Знаменательно внимание, которое великие мастера слова отдавали этой проблеме собственного творческого развития. Так, например, Гёте неоднократно напоминал, что талант писателя «растет даже в те периоды, когда он не упражняется», что художник не должен «ничего форсировать». «Настоящее» являлось в глазах Гёте не только подготовкой «будущего», оно имело и самостоятельную ценность: «каждый шаг должен быть самоцелью, и в то же время шагом вперед», — справедливо заметил он в одной из своих бесед с Эккерманом. Так утверждался им великий принцип творческого развития, не отменяющий того, что уже пройдено, но непрерывно обогащавший его новыми художественными завоеваниями.

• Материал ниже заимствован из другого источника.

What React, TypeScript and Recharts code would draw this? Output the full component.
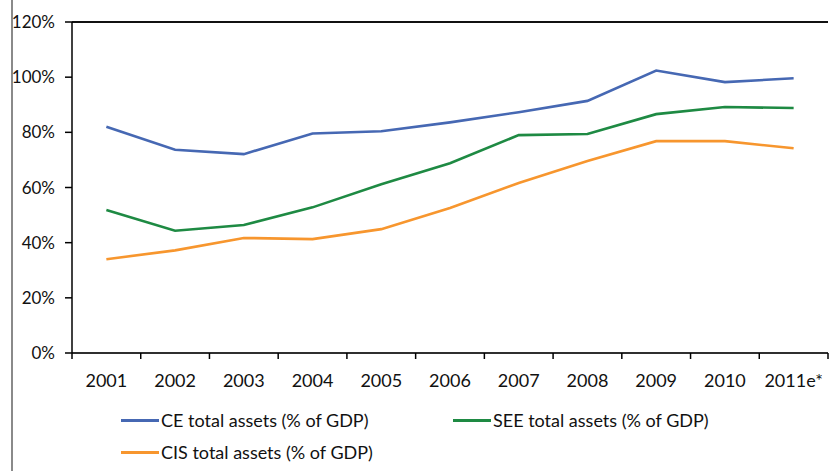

Примечательна неоднократно высказывавшаяся мысль о том, что писатель не может и не должен исчерпать себя в своих книгах, что он должен быть выше их. Об этом писал Горькому Лев Толстой: «Я очень, очень был рад узнать вас, и рад, что полюбил вас... Мне ваше писание понравилось, а вас я нашел лучше вашего писания». Благодаря Толстого за эти «добрые, славные слова», Горький пишет: «Не знаю я, лучше ли я своих книг, но знаю, что каждый писатель должен быть выше и лучше того, что он пишет». Только в этом случае художник слова не исчерпывает себя и оказывается способным к дальнейшему творческому развитию.